A Model Chiral Graft Copolymer Demonstrates Evidence of the Transmission of Stereochemical Information from the Side Chain to the Main Chain on a Nanometer Scale
journal contributionposted on 13.05.2014, 00:00 by Priyank N. Shah, Chang-Geun Chae, Joonkeun Min, Ryotaro Shimada, Toshifumi Satoh, Toyoji Kakuchi, Jae-Suk Lee
A model chiral graft copolymer, poly(phenylacetylene)-g-poly(n-hexyl isocyanate) (PPA-g-PHIC), in which a chiral moiety is located at the end of each PHIC side chain, was synthesized. First, chiral PHIC macromonomers with a phenylacetylene end group were synthesized via living anionic polymerization using the functional initiator sodium N-(4-ethynylphenyl)benzamide (Na-4EPBA) and then end-capped using the chiral terminator (S)-2-acetoxypropionyl chloride ((S)-Ct).

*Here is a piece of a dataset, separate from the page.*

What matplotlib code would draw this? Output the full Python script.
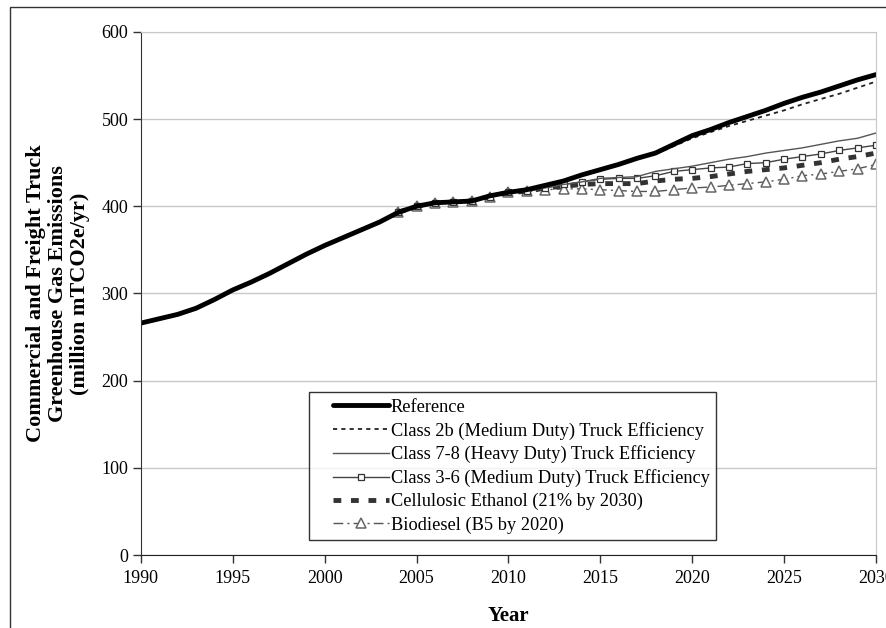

The molecular weights (MWs) of the PHIC macromonomers were controlled based on the feed ratio of the monomer to the initiator. Subsequent polymerization of PHIC macromonomers using Rh+(2,5-norbornadiene)[(η6-C6H5)B–(C6H5)3] (Rh(nbd)BPh4) catalyst generated chiral PPA-g-PHIC graft copolymers with varying graft strand lengths. Chiral macromonomers and graft copolymers were characterized by SEC-MALLS, NMR, and CD spectroscopy. This model chiral graft copolymer provided an excellent example of the transmission of stereochemical information from the side chain to the main chain, as a preferred helicity was induced in the PPA backbone of the graft copolymer even when chiral moieties were separated from the main chain by nanometer scale distances (5.4–13 nm). Furthermore, CD spectroscopy clearly showed that the CD intensity of the PPA main chain was directly dependent on the CD intensity of the optically active PHIC side chain determined by the strand length.